Singapore F1 Grand Prix - Curiously Uninvolving

It was with great expectation that I watched the Singapore F1 Grand Prix on Sunday.  The scene was set for a great experience. Fresh in our minds was the debacle of Crashgate when in 2008 Nelson Piquet jnr, evidently under team orders deliberately crashed to help his team mate's prospects.  This disgraceful episode cost Favio Briatore and Pat Symonds dear and didn't half help Renault either.  Would 2009 throw up similar drama?  Well it did - sort of.  By one of those extraordinary coincidences one sees in motor racing a Renault crashed in almost the same place, but in practice.  However the scene was still set: night race, on a fairly physically gruelling  circuit; last year's champion on pole and this year's putative champion back at tenth on the grid.
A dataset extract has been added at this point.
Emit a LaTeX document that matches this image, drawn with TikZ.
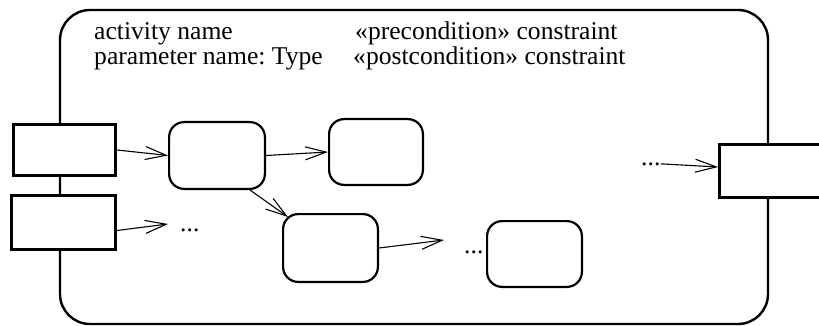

But to me the race delivered very little. I found it curiously uninvolving and anodyne, boring even.  The night setting produced a spectacle that was more  like a video game than a motor race.  There was little sense of speed (street circuits seldom look fast) and the race soon became one of those dreary processions that nowadays typify F1.  Once more victory seemed to be won by the best race strategy and the slickest pitstops.  Where was the drama?  Where was the nail biting tension as the aspirant champion diced with the reigning champion finally overtaking him  under brakes on the last corner of the last lap to win the race and the crowd.

I have been following F1 since the halcyon days of Moss, Stewart, Clark and Brabham and whilst it gets bigger and bigger in commercial terms it seems to get less and less exciting.  The problem is there isn't enough racing!  So the next FIA President needs to think long and hard about how he can make F1 once again the most exciting sport on Earth.